## THE DATA

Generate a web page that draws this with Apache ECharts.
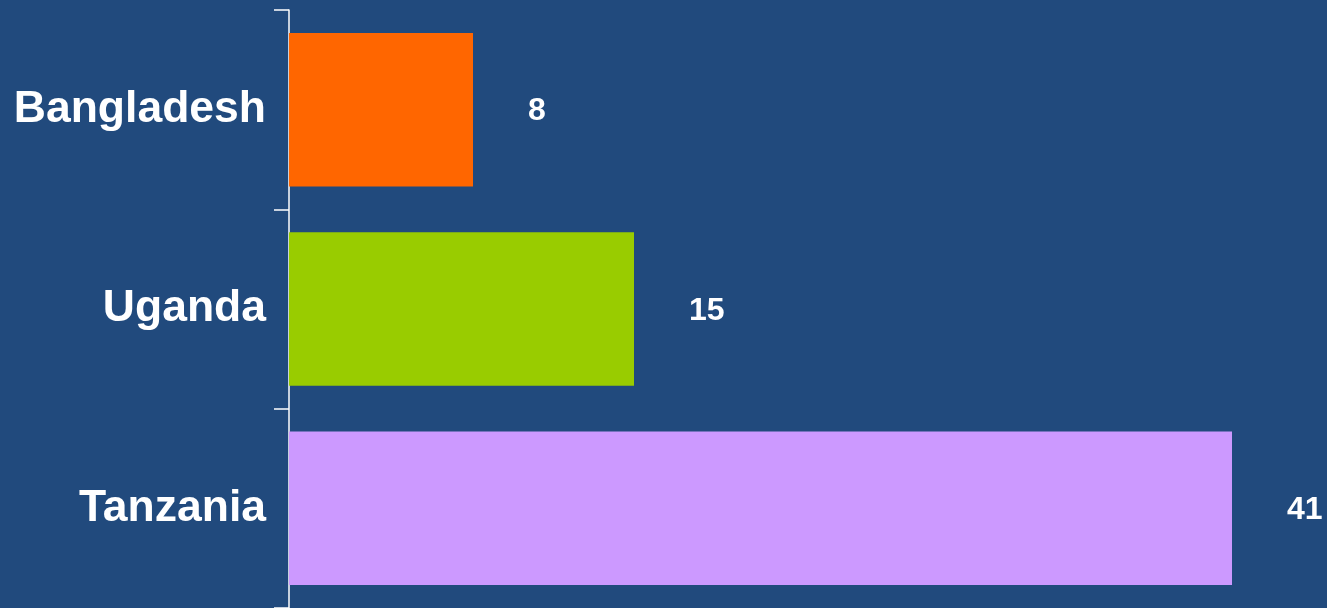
<!DOCTYPE html>
<html>
<head>
<meta charset="utf-8">
<script src="https://cdn.jsdelivr.net/npm/echarts@6/dist/echarts.min.js"></script>
<style>
  html, body { margin: 0; padding: 0; background: #214a7d; }
  #main { width: 1327px; height: 608px; }
</style>
</head>
<body>
<div id="main"></div>
<script>
// 国家和数值
var countries = ['Bangladesh', 'Uganda', 'Tanzania'];
var values = [8, 15, 41];
var barColors = ['#ff6600', '#99cc00', '#cc99ff'];

var chart = echarts.init(document.getElementById('main'));

var barData = values.map(function (v, i) {
  return { value: v, itemStyle: { color: barColors[i] } };
});

chart.setOption({
  backgroundColor: '#214a7d',
  animation: false,
  grid: {
    left: 289,
    right: 3,
    top: 10,
    bottom: -1
  },
  xAxis: {
    type: 'value',
    min: 0,
    max: 45,
    show: false
  },
  yAxis: {
    type: 'category',
    inverse: true,
    data: countries,
    axisLine: {
      show: true,
      lineStyle: { color: '#ffffff', width: 1.5 }
    },
    axisTick: {
      show: true,
      length: 15,
      lineStyle: { color: '#ffffff', width: 1.5 }
    },
    axisLabel: {
      margin: 23,
      color: '#ffffff',
      fontWeight: 'bold',
      fontFamily: "'Liberation Sans', Arial, sans-serif",
      fontSize: 44.5
    },
    splitLine: { show: false }
  },
  series: [{
    type: 'bar',
    data: barData,
    barCategoryGap: '23%',
    label: {
      show: true,
      position: 'right',
      distance: 55,
      offset: [0, 2],
      color: '#ffffff',
      fontWeight: 'bold',
      fontFamily: "'Liberation Sans', Arial, sans-serif",
      fontSize: 32
    }
  }]
});
</script>
</body>
</html>
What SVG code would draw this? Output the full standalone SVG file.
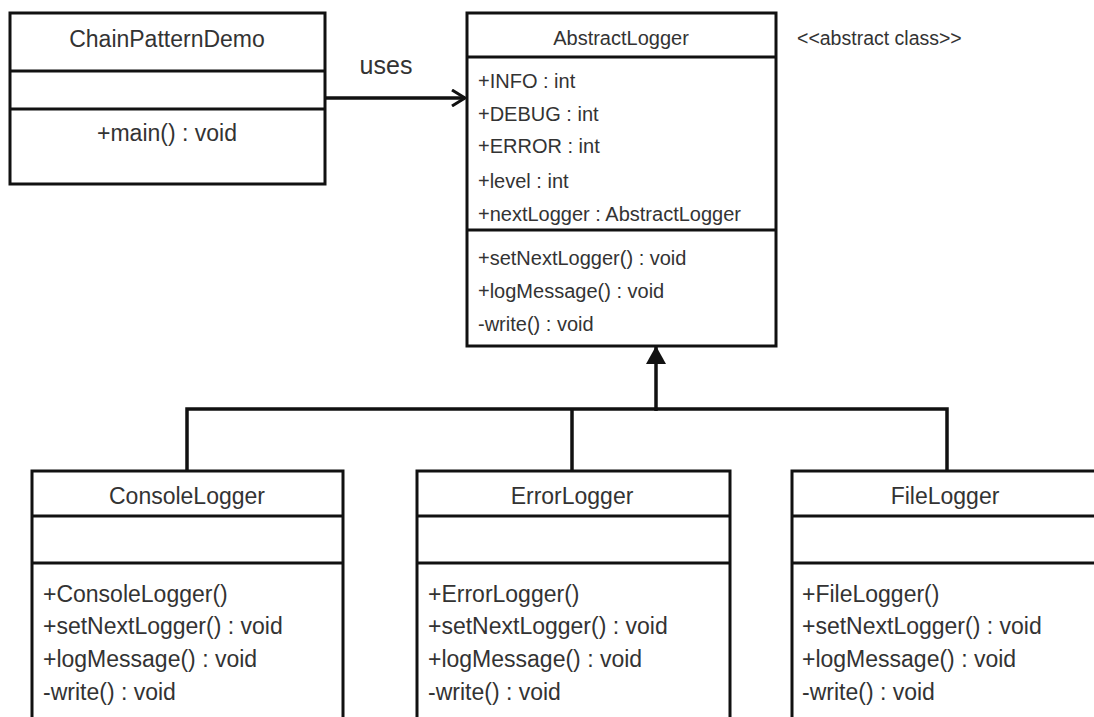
<svg xmlns="http://www.w3.org/2000/svg" width="1094" height="717" viewBox="0 0 1094 717">
<defs>
<style>
.box{fill:#fff;stroke:#111;stroke-width:3}
.div{stroke:#111;stroke-width:3}
.conn{fill:none;stroke:#111;stroke-width:3.5}
text{font-family:"Liberation Sans",Arial,sans-serif;fill:#333}
.t23{font-size:23px}
.t20{font-size:20px}
.mid{text-anchor:middle}
</style>
<marker id="open" viewBox="0 0 16 18" refX="14" refY="9" markerWidth="16" markerHeight="18" markerUnits="userSpaceOnUse" orient="auto">
<path d="M1,1 L14,9 L1,17" fill="none" stroke="#111" stroke-width="3"/>
</marker>
<marker id="solid" viewBox="0 0 18 20" refX="17" refY="10" markerWidth="18" markerHeight="20" markerUnits="userSpaceOnUse" orient="auto">
<path d="M0,0 L18,10 L0,20 Z" fill="#111"/>
</marker>
</defs>
<rect width="1094" height="717" fill="#fff"/>

<g id="connectors">
<line class="conn" x1="325" y1="98" x2="465" y2="98" marker-end="url(#open)"/>
<text x="386" y="74" class="mid" style="font-size:25px">uses</text>
<polyline class="conn" points="187,471 187,409 947,409 947,471"/>
<line class="conn" x1="572" y1="409" x2="572" y2="471"/>
<line class="conn" x1="656" y1="411" x2="656" y2="347" stroke-width="4.5" marker-end="url(#solid)"/>
</g>

<g id="ChainPatternDemo">
<rect class="box" x="10" y="13" width="315" height="171"/>
<line class="div" x1="10" y1="71" x2="325" y2="71"/>
<line class="div" x1="10" y1="109" x2="325" y2="109"/>
<text x="167" y="47" class="t23 mid">ChainPatternDemo</text>
<text x="167" y="141" class="t23 mid">+main()  : void</text>
</g>

<g id="AbstractLogger">
<rect class="box" x="467" y="13" width="309" height="333"/>
<line class="div" x1="467" y1="57" x2="776" y2="57"/>
<line class="div" x1="467" y1="230" x2="776" y2="230"/>
<text x="621" y="45" class="t20 mid">AbstractLogger</text>
<text x="478" y="88" class="t20">+INFO : int</text>
<text x="478" y="121" class="t20">+DEBUG : int</text>
<text x="478" y="153" class="t20">+ERROR : int</text>
<text x="478" y="188" class="t20">+level : int</text>
<text x="478" y="221" class="t20">+nextLogger : AbstractLogger</text>
<text x="478" y="265" class="t20">+setNextLogger()  : void</text>
<text x="478" y="298" class="t20">+logMessage()  : void</text>
<text x="478" y="331" class="t20">-write() : void</text>
<text x="797" y="45" style="font-size:19.5px">&lt;&lt;abstract class&gt;&gt;</text>
</g>

<g id="ConsoleLogger">
<rect class="box" x="32" y="471" width="311" height="260"/>
<line class="div" x1="32" y1="516" x2="343" y2="516"/>
<line class="div" x1="32" y1="563" x2="343" y2="563"/>
<text x="187" y="504" class="t23 mid">ConsoleLogger</text>
<text x="43" y="602" class="t23">+ConsoleLogger()</text>
<text x="43" y="634" class="t23">+setNextLogger()  : void</text>
<text x="43" y="667" class="t23">+logMessage()  : void</text>
<text x="43" y="700" class="t23">-write() : void</text>
</g>

<g id="ErrorLogger">
<rect class="box" x="417" y="471" width="313" height="260"/>
<line class="div" x1="417" y1="516" x2="730" y2="516"/>
<line class="div" x1="417" y1="563" x2="730" y2="563"/>
<text x="572" y="504" class="t23 mid">ErrorLogger</text>
<text x="428" y="602" class="t23">+ErrorLogger()</text>
<text x="428" y="634" class="t23">+setNextLogger()  : void</text>
<text x="428" y="667" class="t23">+logMessage()  : void</text>
<text x="428" y="700" class="t23">-write() : void</text>
</g>

<g id="FileLogger">
<rect class="box" x="792" y="471" width="320" height="260"/>
<line class="div" x1="792" y1="516" x2="1112" y2="516"/>
<line class="div" x1="792" y1="563" x2="1112" y2="563"/>
<text x="945" y="504" class="t23 mid">FileLogger</text>
<text x="802" y="602" class="t23">+FileLogger()</text>
<text x="802" y="634" class="t23">+setNextLogger()  : void</text>
<text x="802" y="667" class="t23">+logMessage()  : void</text>
<text x="802" y="700" class="t23">-write() : void</text>
</g>
</svg>
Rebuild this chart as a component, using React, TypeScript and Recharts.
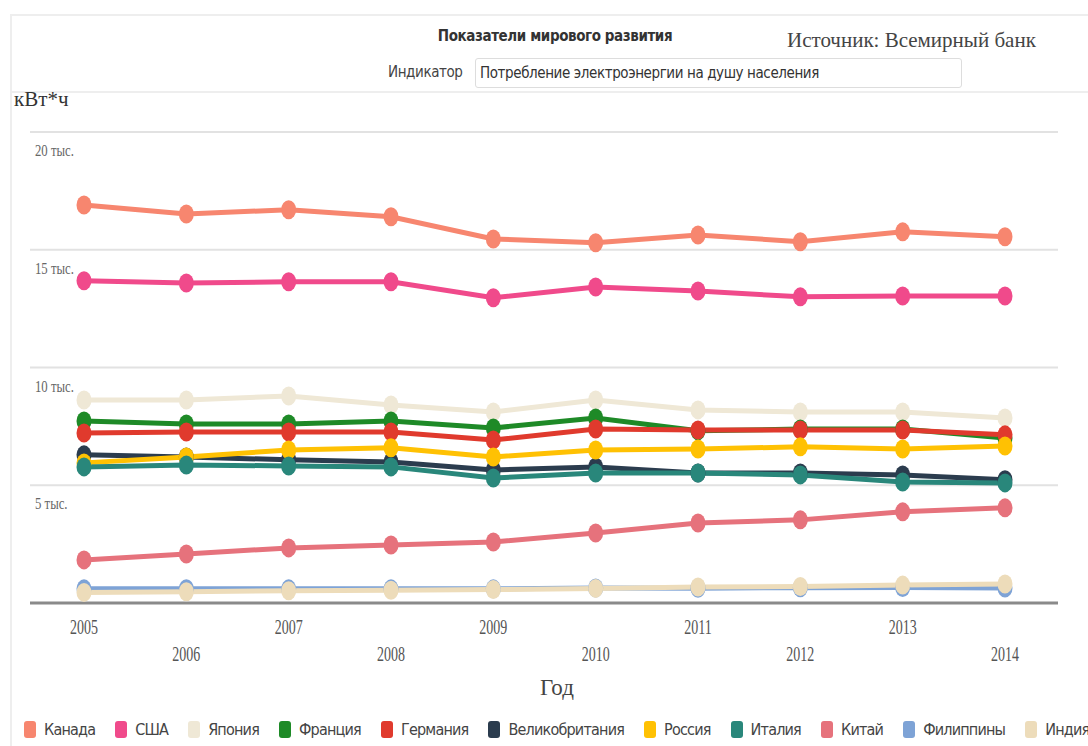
import { LineChart, Line, XAxis, YAxis, CartesianGrid } from "recharts"

const years = ["2005", "2006", "2007", "2008", "2009", "2010", "2011", "2012", "2013", "2014"]
const yTicks = [0, 5000, 10000, 15000, 20000]

const countries = ["Канада", "США", "Япония", "Франция", "Германия", "Великобритания", "Россия", "Италия", "Китай", "Филиппины", "Индия"]
const colors = ["#f7866f", "#f04a8b", "#efe8d6", "#1e8a27", "#e03a2d", "#2b3c4e", "#ffc103", "#29877b", "#e6727c", "#7ea3d6", "#eddcba"]

const canada = [16900, 16520, 16700, 16400, 15460, 15300, 15630, 15340, 15760, 15550]
const usa = [13680, 13590, 13640, 13640, 12960, 13420, 13250, 13000, 13040, 13040]
const japan = [8620, 8620, 8790, 8410, 8110, 8620, 8200, 8110, 8110, 7860]
const france = [7730, 7600, 7600, 7730, 7430, 7860, 7310, 7390, 7390, 7010]
const germany = [7220, 7260, 7260, 7260, 6920, 7390, 7350, 7350, 7350, 7140]
const uk = [6290, 6200, 6080, 5990, 5650, 5780, 5520, 5520, 5440, 5230]
const russia = [5950, 6200, 6500, 6590, 6200, 6500, 6540, 6630, 6540, 6670]
const italy = [5780, 5860, 5820, 5780, 5310, 5520, 5520, 5440, 5140, 5100]
const china = [1830, 2080, 2340, 2460, 2590, 2970, 3400, 3530, 3870, 4040]
const philippines = [600, 610, 600, 600, 600, 640, 630, 650, 660, 640]
const india = [450, 480, 520, 540, 570, 620, 680, 700, 760, 810]

const seriesValues = [canada, usa, japan, france, germany, uk, russia, italy, china, philippines, india]

const chartData = years.map((year, i) => {
  const row: any = { year }
  countries.forEach((c, k) => {
    row[c] = seriesValues[k][i]
  })
  return row
})

const serif = '"Liberation Serif", "DejaVu Serif", serif'
const narrow = '"Liberation Sans Narrow", "DejaVu Sans Condensed", "Open Sans", sans-serif'

// labels in the source look horizontally squeezed, so scale x only
const YTick = ({ y, payload }: any) => {
  if (payload.value === 0) return null
  return (
    <text transform={`translate(35, ${y + 24}) scale(0.75, 1)`} fontFamily={serif} fontSize={17} fill="#666">
      {payload.value / 1000} тыс.
    </text>
  )
}

const XTick = ({ x, y, payload, index }: any) => (
  <text
    transform={`translate(${x}, ${y + (index % 2 === 0 ? 22.5 : 49.5)}) scale(0.7, 1)`}
    textAnchor="middle"
    fontFamily={serif}
    fontSize={20}
    fill="#555"
  >
    {payload.value}
  </text>
)

const Dot = ({ cx, cy, stroke }: any) => {
  if (cx == null || cy == null) return null
  return <ellipse cx={cx} cy={cy} rx={7.5} ry={9.5} fill={stroke} />
}

const App = () => {
  return (
    <div style={{ position: "relative", width: 1088, height: 746, overflow: "hidden", background: "#fff" }}>
      <style>{`body{margin:0}`}</style>
      <div style={{ position: "absolute", left: 10, top: 14, right: 0, bottom: 0, borderTop: "2px solid #eee", borderLeft: "2px solid #eee" }} />
      <div style={{ position: "absolute", left: 10, top: 91, right: 0, borderTop: "2px solid #eee" }} />
      <div style={{ position: "absolute", left: 355, width: 400, top: 27, textAlign: "center", fontFamily: narrow, fontWeight: "bold", fontSize: 15, letterSpacing: -0.4, color: "#333" }}>
        Показатели мирового развития
      </div>
      <div style={{ position: "absolute", left: 787, top: 28, fontFamily: serif, fontSize: 21, color: "#444" }}>
        Источник: Всемирный банк
      </div>
      <div style={{ position: "absolute", left: 388, top: 63, fontFamily: narrow, fontSize: 15, letterSpacing: -0.4, color: "#444" }}>Индикатор</div>
      <div style={{ position: "absolute", left: 475, top: 58, width: 487, height: 30, border: "1px solid #ddd", borderRadius: 3, boxSizing: "border-box", paddingLeft: 4, lineHeight: "29px", fontFamily: narrow, fontSize: 15, letterSpacing: -0.4, color: "#333" }}>
        Потребление электроэнергии на душу населения
      </div>
      <div style={{ position: "absolute", left: 14, top: 87, fontFamily: serif, fontSize: 21, color: "#333" }}>кВт*ч</div>

      <div style={{ position: "absolute", left: 0, top: 0 }}>
        <LineChart width={1088} height={746} data={chartData} margin={{ top: 132, right: 30, bottom: 63, left: 29 }}>
          <CartesianGrid vertical={false} stroke="#e2e2e2" strokeWidth={2} />
          <XAxis
            dataKey="year"
            padding={{ left: 54, right: 53 }}
            axisLine={{ stroke: "#8a8a8a", strokeWidth: 3 }}
            tickLine={false}
            tick={<XTick />}
            interval={0}
            height={80}
          />
          <YAxis domain={[0, 20000]} ticks={yTicks} width={1} axisLine={false} tickLine={false} tick={<YTick />} />
          {countries.map((c, k) => (
            <Line
              key={c}
              dataKey={c}
              stroke={colors[k]}
              strokeWidth={5}
              dot={<Dot />}
              activeDot={false}
              isAnimationActive={false}
            />
          ))}
        </LineChart>
      </div>

      <div style={{ position: "absolute", left: 557, top: 675, transform: "translateX(-50%)", fontFamily: serif, fontSize: 23, color: "#444" }}>Год</div>

      <div style={{ position: "absolute", left: 24, top: 720, display: "flex", whiteSpace: "nowrap", fontFamily: narrow, fontSize: 16, letterSpacing: -0.8, color: "#444" }}>
        {countries.map((c, k) => (
          <div key={c} style={{ display: "flex", alignItems: "center", marginRight: 20 }}>
            <span style={{ display: "inline-block", width: 12, height: 17, borderRadius: 3, background: colors[k], marginRight: 8 }} />
            <span>{c}</span>
          </div>
        ))}
      </div>
    </div>
  )
}

export default App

## GOAL
Pick out the lines that have the word "this". Copy them all.

## WRITTEN ANSWER
Generate a web page that draws this with Apache ECharts.
What SVG code would draw this? Output the full standalone SVG file.
Rebuild this chart as a component, using React, TypeScript and Recharts.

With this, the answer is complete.